The office of Germany's Chief Federal Prosecutor Monika Harms decided in October there was no legal reason to delay the release of Iranian Kazem Darabi and his Lebanese accomplice, Abbas Rhayel.
German government officials who spoke on condition of anonymity said both men had been released and were being flown out of the country.
Israeli authorities have long believed Lebanon's militant Hezbollah movement could have information on missing Israeli pilot Ron Arad's fate and hoped Darabi could help in solving the case, Israeli and German media have reported.
The government of Israel and the family of Arad, who went missing over Lebanon in 1986, had asked German Chancellor Merkel to delay the release of the two men.
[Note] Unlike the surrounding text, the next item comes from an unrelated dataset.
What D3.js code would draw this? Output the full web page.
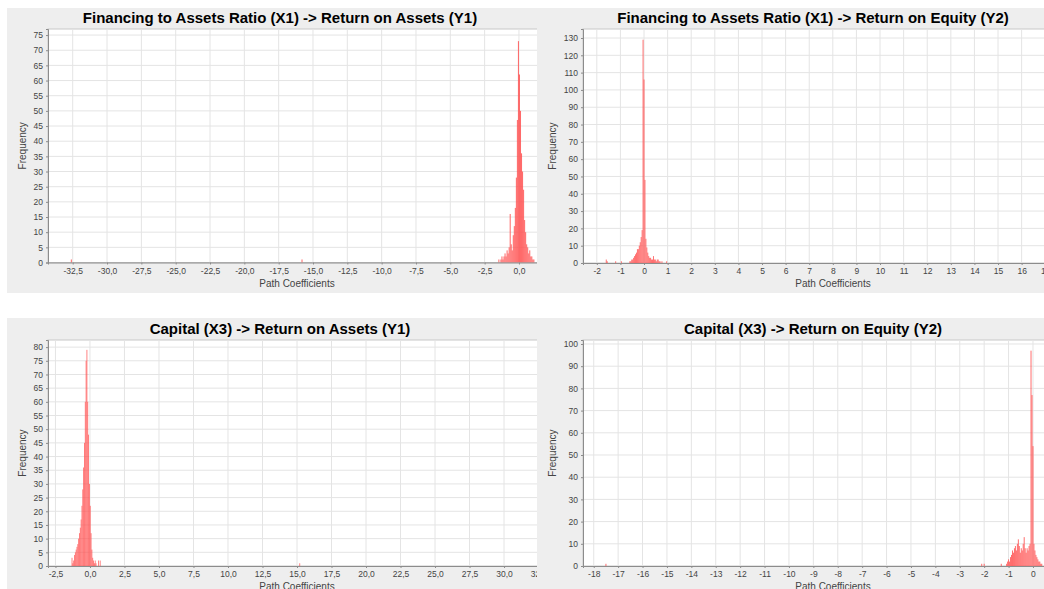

Germany's Foreign Ministry has denied any deal was made with Iran that led to the release of Darabi and Rhayel.
Darabi and Rhayel were convicted in 1997 for killing the four Kurds after having spent five years in investigative custody before and during the trial. The court said at the time they would spend a quarter of a century in jail.
Prosecutors in the long trial infuriated Tehran and strained bilateral relations by saying Iran's supreme religious leader Ayatollah Ali Khamenei had ordered the killings and President Akbar Hashemi Rafsanjani had approved them.
The Islamic Republic has always denied responsibility for the killings.
Earlier this year German media reported Tehran had conditioned the release of a German man imprisoned for over a year for fishing in Iranian waters on Darabi's release. Tehran released the German fisherman in March.